El caso es que estuve inquieto, no disfruté del todo la película y después
sentí remordimientos. Fin del segundo regreso.
Tras
aquello, me he resignado a no ir más al cine. No creo que vuelva hasta estar
vacunado. Por ello, estoy sopesando una suscripción a la plataforma de cine filmotequico de Filmin, que no deja de
bombardearme desde hace meses con publicidad de su ciclo de Wong War-Kai. Tanto
lo ha hecho que, por mi cuenta, he empezado con su filmografía y chico, que
delicia. Chungking express (1994) y Fallen Angels (1995) son en sí mismas
–además de la misma historia/película- lo que el cuerpo me pedía ahora. Sus
historias lo son de personas solitarias-y en soledad- en un Hong Kong oscuro,
lleno de neones y decadencia. La bondad, el amor (y el humor) que desprenden ha
sido todo un gozo visual. La alocada Faye Wong es Amelié antes de Amelié, y
es imposible no enamorarse un poco de ella mientras suena California dreaming.
No
estaba tan preparado, sin embargo, para el duro golpe anímico que supuso In the mood for love (2000). Es
tremenda, toda ella. Una obra maestra desde cualquier punto de vista en que se
la mire. La historia, en el Hong Kong de los inmigrantes de los años 60, es
estéticamente abrumadora, una explosión de sensaciones, una violación para los
sentidos. La música, esa melodía llamada Yumeji
que se repite una y otra vez, recoge perfectamente todo el drama que nos cuenta
la historia. Pone los pelos de punta esa cárcel emocional de los protagonistas,
perros y apaleados, víctimas ambos de una traición sin permitirse ser
traidores, a pesar de la intensidad de los sentimientos que los invaden. Una
película magnífica a la que seguro volveré a cuenta del masoquismo emocional
que me guía, que me arrolla en el arte como si la vida diaria no fuera ya
bastante.
Acabo
aquí y me gustaría hacerlo de forma positiva, a pesar del erial pandémico. El
cine, queridos lectores, es una modalidad artística a la que todos debemos
acudir de cuando en cuando para airearnos la conciencia. Como el resto de
modalidades, nos conmueve y nos inunda. Puede desbordarnos por completo. Nos
hace preguntarnos quienes somos a través de las vidas de aquellos a los que
observamos.

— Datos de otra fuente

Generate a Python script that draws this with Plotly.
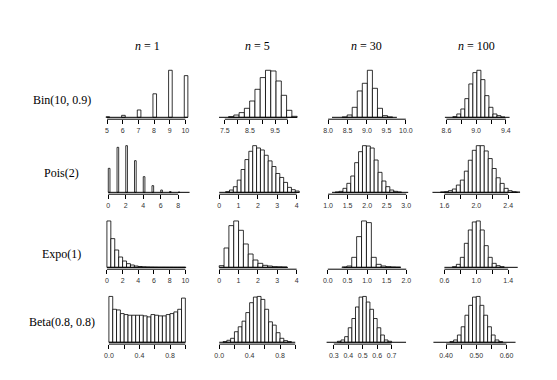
import plotly.graph_objects as go

# ---------------- data ----------------
row_labels = ["Bin(10, 0.9)", "Pois(2)", "Expo(1)", "Beta(0.8, 0.8)"]
row_label_y = [100, 173, 254, 322]
sample_sizes = [1, 5, 30, 100]

# each histogram: first bar left edge, step between bars, bar width, heights
bin_n1_bins = (4.93, 1.0, 0.23)
bin_n1_heights = [0.5, 2, 7.4, 23.7, 47.4, 42]
bin_n5_bins = (7.65, 0.21, 0.21)
bin_n5_heights = [0.7, 2.3, 4.7, 9, 16.3, 28, 39.7, 47, 46.3, 36.3, 22, 7, 1]
bin_n30_bins = (8.36, 0.13, 0.13)
bin_n30_heights = [1, 7, 30, 79, 102, 141, 87, 27, 5, 1]
bin_n100_bins = (8.686, 0.054, 0.054)
bin_n100_heights = [2, 10, 25, 56, 100, 134, 141, 113, 65, 30, 10, 5, 1]

pois_n1_bins = (0.0, 1.0, 0.19)
pois_n1_heights = [72, 135, 140, 95, 47, 20, 7, 2, 0.5]
pois_n5_bins = (0.33, 0.2, 0.2)
pois_n5_heights = [2, 7, 17, 37, 69, 99, 124, 141, 134, 128, 112, 95, 78, 57, 45, 30, 15, 8, 4]
pois_n30_bins = (1.18, 0.1, 0.1)
pois_n30_heights = [1, 3, 12, 27, 49, 89, 122, 140, 139, 133, 97, 60, 34, 17, 7, 3, 1]
pois_n100_bins = (1.55, 0.05, 0.05)
pois_n100_heights = [1, 2, 5, 10, 22, 37, 64, 97, 127, 141, 141, 125, 102, 72, 44, 27, 12, 5, 2, 1]

expo_n1_bins = (0.0, 0.5, 0.5)
expo_n1_heights = [139, 86, 52, 31, 19, 11, 7, 4, 2.5, 1.5, 1, 0.7, 0.5, 0.3, 0.3, 0.2, 0.2, 0.1, 0.1, 0.1]
expo_n5_bins = (0.0, 0.25, 0.25)
expo_n5_heights = [5, 58, 125, 139, 111, 70, 40, 22, 12, 6, 4, 2, 1.5, 1]
expo_n30_bins = (0.36, 0.125, 0.125)
expo_n30_heights = [1, 4, 30, 92, 139, 134, 30, 9, 4, 2, 1, 0.5]
expo_n100_bins = (0.70, 0.05, 0.05)
expo_n100_heights = [2, 9, 30, 72, 112, 136, 139, 112, 65, 30, 12, 5, 2]

beta_n1_bins = (0.0, 0.05, 0.05)
beta_n1_heights = [139, 100, 98, 87, 84, 82, 82, 82, 82, 80, 77, 84, 82, 80, 80, 84, 87, 92, 100, 134]
beta_n5_bins = (0.05, 0.05, 0.05)
beta_n5_heights = [2, 6, 12, 32, 47, 64, 90, 120, 137, 139, 130, 100, 62, 52, 29, 12, 5, 2]
beta_n30_bins = (0.325, 0.025, 0.025)
beta_n30_heights = [3, 7, 17, 44, 72, 107, 137, 139, 122, 100, 72, 44, 22, 7, 3]
beta_n100_bins = (0.4125, 0.0125, 0.0125)
beta_n100_heights = [2, 7, 22, 47, 82, 112, 137, 139, 112, 82, 47, 22, 7, 2]

# extent of the zero line (empty bins) of every histogram
baselines = [
    [(4.98, 10.16), (7.27, 10.38), (8.1, 9.77), (8.58, 9.45)],
    [(0.0, 9.3), (0.0, 4.15), (1.1, 3.05), (1.4, 2.52)],
    [(0.0, 10.1), (0.0, 3.55), (0.4, 1.85), (0.6, 1.52)],
    [(0.0, 1.0), (0.0, 1.0), (0.25, 0.8), (0.358, 0.63)],
]

# tick values and tick labels ("" = tick without label)
ticks = [
    [([5, 6, 7, 8, 9, 10], ["5", "6", "7", "8", "9", "10"]),
     ([7.5, 8.0, 8.5, 9.0, 9.5, 10.0], ["7.5", "", "8.5", "", "9.5", ""]),
     ([8.0, 8.5, 9.0, 9.5, 10.0], ["8.0", "8.5", "9.0", "9.5", "10.0"]),
     ([8.6, 8.8, 9.0, 9.2, 9.4], ["8.6", "", "9.0", "", "9.4"])],
    [([0, 2, 4, 6, 8], ["0", "2", "4", "6", "8"]),
     ([0, 1, 2, 3, 4], ["0", "1", "2", "3", "4"]),
     ([1.0, 1.5, 2.0, 2.5, 3.0], ["1.0", "1.5", "2.0", "2.5", "3.0"]),
     ([1.6, 1.8, 2.0, 2.2, 2.4], ["1.6", "", "2.0", "", "2.4"])],
    [([0, 2, 4, 6, 8, 10], ["0", "2", "4", "6", "8", "10"]),
     ([0, 1, 2, 3, 4], ["0", "1", "2", "3", "4"]),
     ([0.0, 0.5, 1.0, 1.5, 2.0], ["0.0", "0.5", "1.0", "1.5", "2.0"]),
     ([0.6, 0.8, 1.0, 1.2, 1.4], ["0.6", "", "1.0", "", "1.4"])],
    [([0.0, 0.2, 0.4, 0.6, 0.8, 1.0], ["0.0", "", "0.4", "", "0.8", ""]),
     ([0.0, 0.2, 0.4, 0.6, 0.8, 1.0], ["0.0", "", "0.4", "", "0.8", ""]),
     ([0.3, 0.4, 0.5, 0.6, 0.7], ["0.3", "0.4", "0.5", "0.6", "0.7"]),
     ([0.40, 0.45, 0.50, 0.55, 0.60], ["0.40", "", "0.50", "", "0.60"])],
]

# visible x window of each panel
x_ranges = [
    [(4.78, 10.38), (7.04, 10.53), (7.864, 10.121), (8.412, 9.592)],
    [(-0.535, 9.5), (-0.309, 4.22), (0.865, 3.11), (1.45, 2.55)],
    [(-0.419, 10.76), (-0.309, 4.22), (-0.127, 2.109), (0.45, 1.55)],
    [(-0.069, 1.078), (-0.079, 1.075), (0.224, 0.831), (0.3548, 0.6452)],
]

hist_bins = [
    [bin_n1_bins, bin_n5_bins, bin_n30_bins, bin_n100_bins],
    [pois_n1_bins, pois_n5_bins, pois_n30_bins, pois_n100_bins],
    [expo_n1_bins, expo_n5_bins, expo_n30_bins, expo_n100_bins],
    [beta_n1_bins, beta_n5_bins, beta_n30_bins, beta_n100_bins],
]
hist_heights = [
    [bin_n1_heights, bin_n5_heights, bin_n30_heights, bin_n100_heights],
    [pois_n1_heights, pois_n5_heights, pois_n30_heights, pois_n100_heights],
    [expo_n1_heights, expo_n5_heights, expo_n30_heights, expo_n100_heights],
    [beta_n1_heights, beta_n5_heights, beta_n30_heights, beta_n100_heights],
]

# ---------------- layout geometry (pixels) ----------------
W, H = 557, 380
col_px = [(104, 192), (214, 302), (324, 412), (434, 522)]
row_px = [(68.4, 119.2), (143.8, 194.2), (219.1, 269.2), (294.6, 344.1)]

SERIF = "Liberation Serif, DejaVu Serif, serif"
SANS = "Liberation Sans, Arial, sans-serif"

fig = go.Figure()
layout = dict(
    width=W, height=H, margin=dict(l=0, r=0, t=0, b=0),
    paper_bgcolor="white", plot_bgcolor="white", showlegend=False,
)
shapes = []
annotations = []

for r in range(4):
    for c in range(4):
        k = r * 4 + c + 1
        xa = "x" if k == 1 else f"x{k}"
        ya = "y" if k == 1 else f"y{k}"
        start, step, width = hist_bins[r][c]
        heights = hist_heights[r][c]
        centers = [start + i * step + width / 2 for i in range(len(heights))]
        b0, b1 = baselines[r][c]
        fig.add_trace(go.Scatter(x=[b0, b1], y=[0, 0], mode="lines",
                                 line=dict(color="black", width=1),
                                 xaxis=xa, yaxis=ya, hoverinfo="skip"))
        fig.add_trace(go.Bar(x=centers, y=heights, width=width,
                             marker=dict(color="white", line=dict(color="black", width=0.8)),
                             xaxis=xa, yaxis=ya))
        m = max(heights)
        tv, tt = ticks[r][c]
        layout["xaxis" if k == 1 else f"xaxis{k}"] = dict(
            domain=[col_px[c][0] / W, col_px[c][1] / W],
            range=list(x_ranges[r][c]), anchor=ya,
            tickmode="array", tickvals=tv, ticktext=tt,
            ticks="outside", ticklen=4, tickwidth=1, tickcolor="black",
            showline=False, showgrid=False, zeroline=False,
            tickfont=dict(family=SANS, size=7, color="#333"),
        )
        layout["yaxis" if k == 1 else f"yaxis{k}"] = dict(
            domain=[1 - row_px[r][1] / H, 1 - row_px[r][0] / H],
            range=[-0.04 * m, 1.04 * m], anchor=xa, visible=False,
        )
        shapes.append(dict(type="line", xref=xa, yref=f"{ya} domain",
                           x0=tv[0], x1=tv[-1], y0=0, y1=0,
                           line=dict(color="black", width=1)))

for c, n in enumerate(sample_sizes):
    annotations.append(dict(
        x=(col_px[c][0] + col_px[c][1]) / 2 / W, y=1 - 46 / H,
        xref="paper", yref="paper", showarrow=False,
        text=f"<i>n</i> = {n}", xanchor="center", yanchor="middle",
        font=dict(family=SERIF, size=12, color="black")))

for r, lab in enumerate(row_labels):
    annotations.append(dict(
        x=62 / W, y=1 - row_label_y[r] / H, xref="paper", yref="paper",
        showarrow=False, text=lab, xanchor="center", yanchor="middle",
        font=dict(family=SERIF, size=12, color="black")))

layout["shapes"] = shapes
layout["annotations"] = annotations
fig.update_layout(**layout)
fig.write_html("out.html", config={"displayModeBar": False},
               post_script="document.body.style.margin='0px';")
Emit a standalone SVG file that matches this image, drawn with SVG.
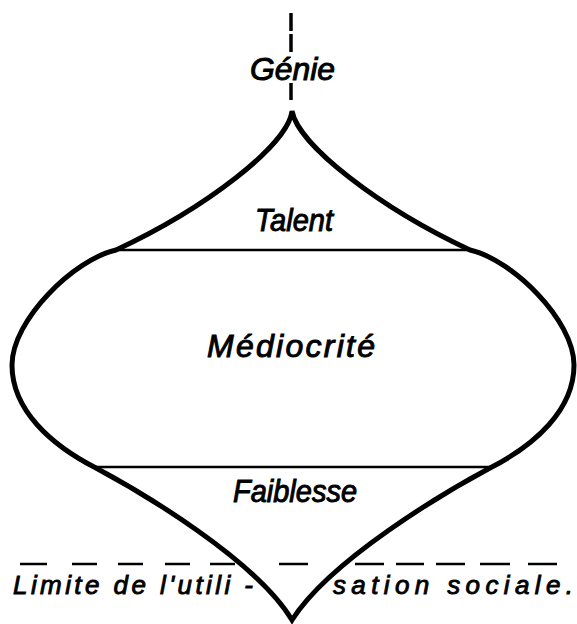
<svg xmlns="http://www.w3.org/2000/svg" width="577" height="624" viewBox="0 0 577 624">
<style>
.lbl{font-family:"Liberation Sans",Arial,sans-serif;font-style:italic;fill:#000;stroke:#000}
.big{font-size:32px;stroke-width:1}
.small{font-size:26px;stroke-width:0.9}
.outline{fill:none;stroke:#000;stroke-width:5;stroke-linejoin:miter}
.div{stroke:#000;stroke-width:2.5;fill:none}
.dash{stroke:#000;stroke-width:2.5;fill:none}
.vdash{stroke:#000;stroke-width:3.5;fill:none}
</style>
<rect width="577" height="624" fill="#fff"/>
<g id="shape">
<path class="outline" d="M292,111 C298,145 380,208 470,250 C512,259.5 574,320 574,365 C574,410 535,445 490,468 C445,492 330,560 292,620 C256,560 141,492 96,468 C51,445 12,410 12,365 C12,320 74,259.5 116,250 C206,208 288,145 292,111 Z"/>
</g>
<g id="connectors">
<line class="div" x1="116" y1="250" x2="470" y2="250"/>
<line class="div" x1="96" y1="467" x2="490" y2="467"/>
<g id="genie-axis">
<line class="vdash" x1="291" y1="13" x2="291" y2="31"/>
<line class="vdash" x1="291" y1="34" x2="291" y2="52"/>
<line class="vdash" x1="291" y1="83" x2="291" y2="100"/>
</g>
<g id="limit-line">
<line class="dash" x1="20" y1="564" x2="47" y2="564"/>
<line class="dash" x1="72" y1="564" x2="97" y2="564"/>
<line class="dash" x1="118" y1="564" x2="143" y2="564"/>
<line class="dash" x1="165" y1="564" x2="190" y2="564"/>
<line class="dash" x1="210" y1="564" x2="235" y2="564"/>
<line class="dash" x1="279" y1="564" x2="308" y2="564"/>
<line class="dash" x1="355" y1="564" x2="384" y2="564"/>
<line class="dash" x1="396" y1="564" x2="424" y2="564"/>
<line class="dash" x1="436" y1="564" x2="465" y2="564"/>
<line class="dash" x1="480" y1="564" x2="510" y2="564"/>
<line class="dash" x1="528" y1="564" x2="557" y2="564"/>
</g>
</g>
<g id="genie"><text class="lbl big" x="250" y="80" textLength="85" lengthAdjust="spacingAndGlyphs">Génie</text></g>
<g id="talent"><text class="lbl big" x="255" y="231" textLength="78" lengthAdjust="spacingAndGlyphs">Talent</text></g>
<g id="mediocrite"><text class="lbl big" x="207" y="357" textLength="168" lengthAdjust="spacing">Médiocrité</text></g>
<g id="faiblesse"><text class="lbl big" x="233" y="502" textLength="124" lengthAdjust="spacingAndGlyphs">Faiblesse</text></g>
<g id="limite">
<text class="lbl small" x="13" y="594" textLength="240" lengthAdjust="spacing">Limite de l'utili -</text>
<text class="lbl small" x="333" y="594" textLength="240" lengthAdjust="spacing">sation  sociale.</text>
</g>
</svg>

Como la literatura o la pintura, requiere un cierto grado de voyeurismo, y, cómo no, de intimidad.
También de fragilidad emocional, puesto que las interpretamos a través del yo,
y eso, entiéndanme, supone que no significan nada por sí mismas, sino por lo
que vemos a través de ellas. ¿No es difícil, amigos, mantenerse humano?